Problem requirements ->
Return the lines below exactly, from the first line to the line that contains "g1_high = [73.8, 97.6, 103.3, 94.0, 104.0, 108.3, 107.0, 98.7]". Leave out pictures.

Given information ->
● ● ●

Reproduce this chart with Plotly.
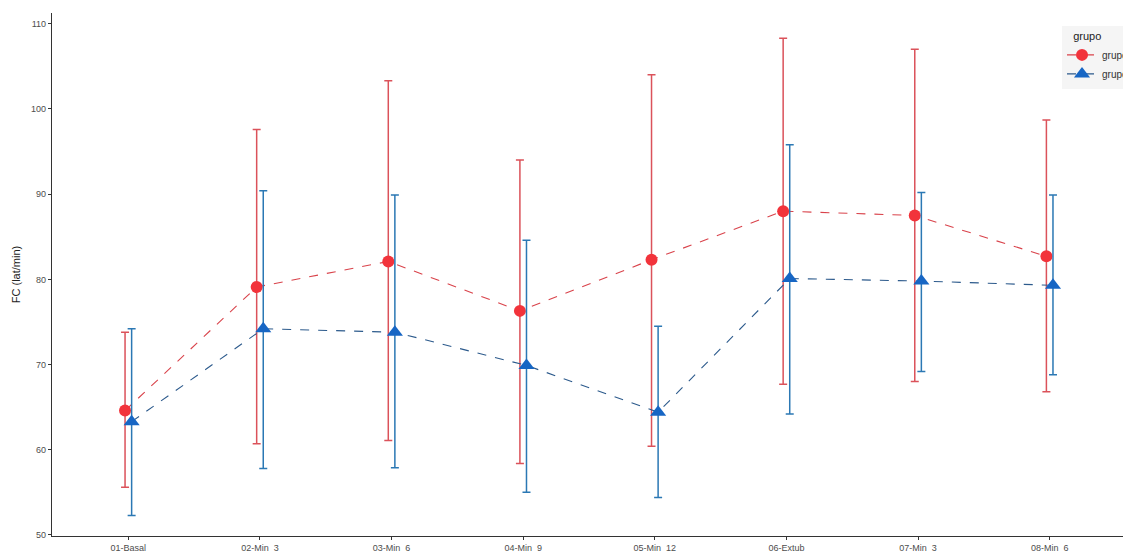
import plotly.graph_objects as go

categories = ["01-Basal", "02-Min  3", "03-Min  6", "04-Min  9", "05-Min  12",
              "06-Extub", "07-Min  3", "08-Min  6"]

g1_mean = [64.6, 79.1, 82.1, 76.3, 82.3, 88.0, 87.5, 82.7]
g1_low = [55.6, 60.7, 61.1, 58.4, 60.4, 67.7, 68.0, 66.8]
g1_high = [73.8, 97.6, 103.3, 94.0, 104.0, 108.3, 107.0, 98.7]

g2_mean = [63.3, 74.2, 73.8, 69.9, 64.4, 80.1, 79.8, 79.3]
g2_low = [52.3, 57.8, 57.9, 55.0, 54.4, 64.2, 69.2, 68.8]
g2_high = [74.2, 90.4, 89.9, 84.6, 74.5, 95.8, 90.2, 89.9]

group_names = ["grupo1", "grupo2"]
dodge = 0.025

idx = list(range(1, len(categories) + 1))

fig = go.Figure()

def add_group(name, mean, low, high, offset, mcol, ecol, lcol, symbol, msize):
    xs = [i + offset for i in idx]
    fig.add_trace(go.Scatter(
        x=xs, y=mean, name=name, mode="lines+markers",
        line=dict(color=lcol, width=1.1, dash="dash"),
        marker=dict(color=mcol, symbol=symbol, size=msize, line=dict(width=0)),
        error_y=dict(type="data", symmetric=False,
                     array=[h - m for h, m in zip(high, mean)],
                     arrayminus=[m - l for m, l in zip(mean, low)],
                     color=ecol, thickness=1.5, width=4),
    ))

add_group(group_names[0], g1_mean, g1_low, g1_high, -dodge,
          "#F2333B", "#DB525A", "#D9434B", "circle", 12)
add_group(group_names[1], g2_mean, g2_low, g2_high, dodge,
          "#1766C4", "#2B78B4", "#2C5A8C", "triangle-up", 14)

fig.update_layout(
    width=1131, height=556,
    margin=dict(l=44, r=0, t=5, b=28),
    paper_bgcolor="white", plot_bgcolor="white",
    font=dict(family="Liberation Sans, Arial, sans-serif", color="#4D4D4D", size=9),
    showlegend=True,
    legend=dict(
        title=dict(text="   grupo", font=dict(size=11, color="#222222")),
        x=0.939, y=0.975, xanchor="left", yanchor="top",
        bgcolor="#F5F5F5", font=dict(size=10, color="#333333"),
        itemwidth=30, tracegroupgap=0,
    ),
)

fig.update_xaxes(
    range=[0.42, 8.595], tickmode="array", tickvals=idx, ticktext=categories,
    showline=True, linecolor="#333333", linewidth=1.2,
    ticks="outside", ticklen=3, tickcolor="#333333", showgrid=False, zeroline=False,
    tickfont=dict(size=9, color="#4D4D4D"),
)
fig.update_yaxes(
    range=[49.88, 111.26], tickmode="array", tickvals=[50, 60, 70, 80, 90, 100, 110],
    showline=True, linecolor="#333333", linewidth=1.2,
    ticks="outside", ticklen=3, tickcolor="#333333", showgrid=False, zeroline=False,
    tickfont=dict(size=9, color="#4D4D4D"),
    title=dict(text="FC (lat/min)", font=dict(size=11, color="#222222"), standoff=8),
)

fig.write_html("out.html")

● ● ●

Written solution ->
Reproduce this chart with Plotly.
import plotly.graph_objects as go

categories = ["01-Basal", "02-Min  3", "03-Min  6", "04-Min  9", "05-Min  12",
              "06-Extub", "07-Min  3", "08-Min  6"]

g1_mean = [64.6, 79.1, 82.1, 76.3, 82.3, 88.0, 87.5, 82.7]
g1_low = [55.6, 60.7, 61.1, 58.4, 60.4, 67.7, 68.0, 66.8]
g1_high = [73.8, 97.6, 103.3, 94.0, 104.0, 108.3, 107.0, 98.7]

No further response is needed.